Here, indeed, was Europe’s triumphant ‘power century’. Its leaders were in the first instance Great Britain, ‘the workshop of the world’, and in the later decades Germany, whose failure to find ‘a place in the sun’ helped reduce the whole edifice to ruins. Its losers and victims consisted of all the people and peoples who could not adapt, or could not compete—the peasants, the hand-weavers, the urban poor; the colonial peoples; the Irish, the Sicilians, and the Poles, who were forced to migrate in their millions; the three great empires of the East—Turkey, Austria-Hungary, Russia. The century began in the aftermath of one revolution, in France, and ended in the prelude to another revolution, in Russia. It began with one would-be master of all-Europe, Napoleon, proclaiming that Power was his mistress. It ended with another, Lenin, proclaiming: ‘Communism is Soviet Power plus the Electrification of the whole country.’
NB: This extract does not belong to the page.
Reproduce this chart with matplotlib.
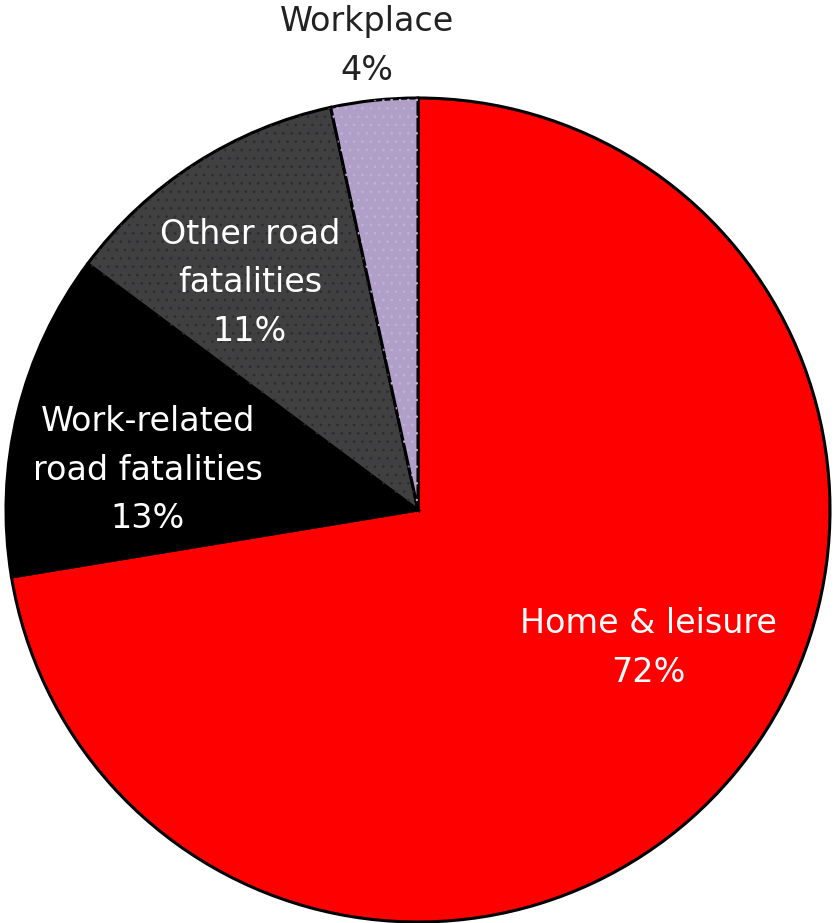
import matplotlib.pyplot as plt
from matplotlib.patches import Wedge

# slices, clockwise from 12 o'clock
labels = ['Home & leisure', 'Work-related\nroad fatalities', 'Other road\nfatalities', 'Workplace']
shares = [72.4, 12.8, 11.4, 3.4]          # slice sizes as measured on the chart
pct_labels = ['72%', '13%', '11%', '4%']  # percentages printed on the chart
colors = ['#ff0000', '#000000', '#404040', '#b0a0c8']
stipple = [None, None, '#2c2a34', '#c4aee0']
text_colors = ['white', 'white', 'white', '#222222']

W, H = 834, 923
cx, cy, r = 418, H - 510, 412

plt.rcParams['hatch.linewidth'] = 0.6

fig = plt.figure(figsize=(W / 100, H / 100), dpi=100)
ax = fig.add_axes([0, 0, 1, 1])

wedges, _ = ax.pie(shares, colors=colors, startangle=90, counterclock=False,
                   center=(cx, cy), radius=r, frame=True,
                   wedgeprops=dict(edgecolor='black', linewidth=2.2))

# faint stipple on the grey and purple slices
for w, sc in zip(wedges, stipple):
    if sc is None:
        continue
    ax.add_patch(Wedge(w.center, w.r, w.theta1, w.theta2, facecolor='none',
                       edgecolor=sc, linewidth=0, hatch='..'))

ax.set_xlim(0, W)
ax.set_ylim(0, H)
ax.set_aspect('equal')
ax.axis('off')

# label positions in pixels from the top-left (centre of text block)
label_pos = [(648, 648), (148, 470), (250, 283), (367, 46)]
for lab, pct, (x, y), c in zip(labels, pct_labels, label_pos, text_colors):
    ax.text(x, H - y, lab + '\n' + pct, ha='center', va='center',
            color=c, fontsize=24, linespacing=1.6, family='DejaVu Sans')

fig.savefig('out.png', dpi=100)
It can be argued, of course, that the nineteenth century’s experience of power was less than that of the twentieth century. After all, the potency of steam and electricity bears no comparison to that of nuclear fission. The marvellous speed of a railway train cannot compete with that of aeroplanes or intercontinental rockets. The oppressive capacity of imperialism and colonialism, great though it was, can hardly be likened to the totalitarian tyranny of fascism and communism. The point is that, for nineteenth-century man, power was the object of wonder and hope; for twentieth-century man, it became the object of suspicion. In the interval which separates the Industrial Revolution from Environmental-ism, attitudes have been transformed. The benefits of electricity, when discovered in 1805, were not doubted; the benefits of nuclear power provoke anguished debates. Industrialization or colonialism were once seen as a great step foward for all concerned. They are now seen, at best, to have brought mixed blessings.
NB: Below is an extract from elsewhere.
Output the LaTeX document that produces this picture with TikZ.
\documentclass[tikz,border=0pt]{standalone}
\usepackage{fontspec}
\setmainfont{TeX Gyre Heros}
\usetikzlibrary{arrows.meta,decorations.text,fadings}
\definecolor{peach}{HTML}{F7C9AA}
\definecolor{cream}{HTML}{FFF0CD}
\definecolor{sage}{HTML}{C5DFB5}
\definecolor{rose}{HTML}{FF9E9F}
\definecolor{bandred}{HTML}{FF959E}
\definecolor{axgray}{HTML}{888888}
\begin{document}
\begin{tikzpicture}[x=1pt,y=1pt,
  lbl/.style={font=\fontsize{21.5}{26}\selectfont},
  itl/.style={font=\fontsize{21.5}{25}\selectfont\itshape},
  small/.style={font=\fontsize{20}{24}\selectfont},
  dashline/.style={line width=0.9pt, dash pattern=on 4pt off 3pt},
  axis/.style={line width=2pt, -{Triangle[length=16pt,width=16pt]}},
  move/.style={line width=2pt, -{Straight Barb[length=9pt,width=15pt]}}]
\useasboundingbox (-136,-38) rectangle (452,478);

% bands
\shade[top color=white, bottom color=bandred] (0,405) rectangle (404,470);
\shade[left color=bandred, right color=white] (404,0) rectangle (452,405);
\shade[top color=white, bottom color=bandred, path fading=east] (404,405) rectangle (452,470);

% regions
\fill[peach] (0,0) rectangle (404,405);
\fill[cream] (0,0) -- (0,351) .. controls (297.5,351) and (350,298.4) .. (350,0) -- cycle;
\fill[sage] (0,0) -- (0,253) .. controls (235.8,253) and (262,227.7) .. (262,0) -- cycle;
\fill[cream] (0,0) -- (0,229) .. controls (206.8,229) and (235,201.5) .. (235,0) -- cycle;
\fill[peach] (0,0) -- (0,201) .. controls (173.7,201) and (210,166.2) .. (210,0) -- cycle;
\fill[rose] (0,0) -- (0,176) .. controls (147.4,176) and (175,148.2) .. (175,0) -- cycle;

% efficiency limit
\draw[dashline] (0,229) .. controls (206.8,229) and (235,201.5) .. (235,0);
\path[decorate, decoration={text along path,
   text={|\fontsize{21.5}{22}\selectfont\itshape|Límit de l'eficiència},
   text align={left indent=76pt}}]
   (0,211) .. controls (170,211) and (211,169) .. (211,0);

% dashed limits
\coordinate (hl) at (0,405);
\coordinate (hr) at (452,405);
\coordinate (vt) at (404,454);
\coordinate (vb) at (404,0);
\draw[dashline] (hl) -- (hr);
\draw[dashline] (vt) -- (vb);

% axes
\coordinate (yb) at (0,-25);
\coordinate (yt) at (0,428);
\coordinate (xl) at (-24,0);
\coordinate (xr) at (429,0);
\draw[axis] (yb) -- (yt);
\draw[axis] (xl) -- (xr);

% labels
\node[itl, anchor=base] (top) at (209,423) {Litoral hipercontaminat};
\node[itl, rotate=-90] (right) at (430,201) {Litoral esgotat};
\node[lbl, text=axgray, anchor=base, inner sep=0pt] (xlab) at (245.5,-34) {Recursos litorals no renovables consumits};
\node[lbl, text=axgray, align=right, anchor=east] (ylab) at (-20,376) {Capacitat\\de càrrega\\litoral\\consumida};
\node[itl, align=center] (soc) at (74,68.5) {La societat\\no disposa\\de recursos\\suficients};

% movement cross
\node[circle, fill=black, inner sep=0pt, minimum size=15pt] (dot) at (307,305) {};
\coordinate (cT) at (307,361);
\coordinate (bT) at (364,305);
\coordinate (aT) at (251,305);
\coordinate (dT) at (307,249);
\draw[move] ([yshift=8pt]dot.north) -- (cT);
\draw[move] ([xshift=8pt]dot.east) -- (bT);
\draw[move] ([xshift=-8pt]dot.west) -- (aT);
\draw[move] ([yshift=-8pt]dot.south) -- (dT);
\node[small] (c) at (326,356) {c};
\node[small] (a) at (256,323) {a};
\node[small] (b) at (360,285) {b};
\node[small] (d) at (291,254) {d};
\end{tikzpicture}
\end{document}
The psychology of power and speed has been changed out of all recognition. In 1830, when the world’s first passenger train ran between Liverpool and Manchester, a senior British politician was knocked down and killed by the
Rocket
, which was travelling at 24 m.p.h.; despite ample warning, he had failed to comprehend the implications. In 1898, when motor vehicles were first allowed on to public roads in Britain, they were restricted to 4 m.p.h., so that a man might walk ahead with a red flag. Nowadays, no concern is shown by millions who cruise at 100 m.p.h. on the German autobahns, at 240 m.p.h. on the French TGV, or at 1,000 m.p.h. on Concorde. Since the nineteenth century power and speed have been made familiar; and familiarity has bred contempt.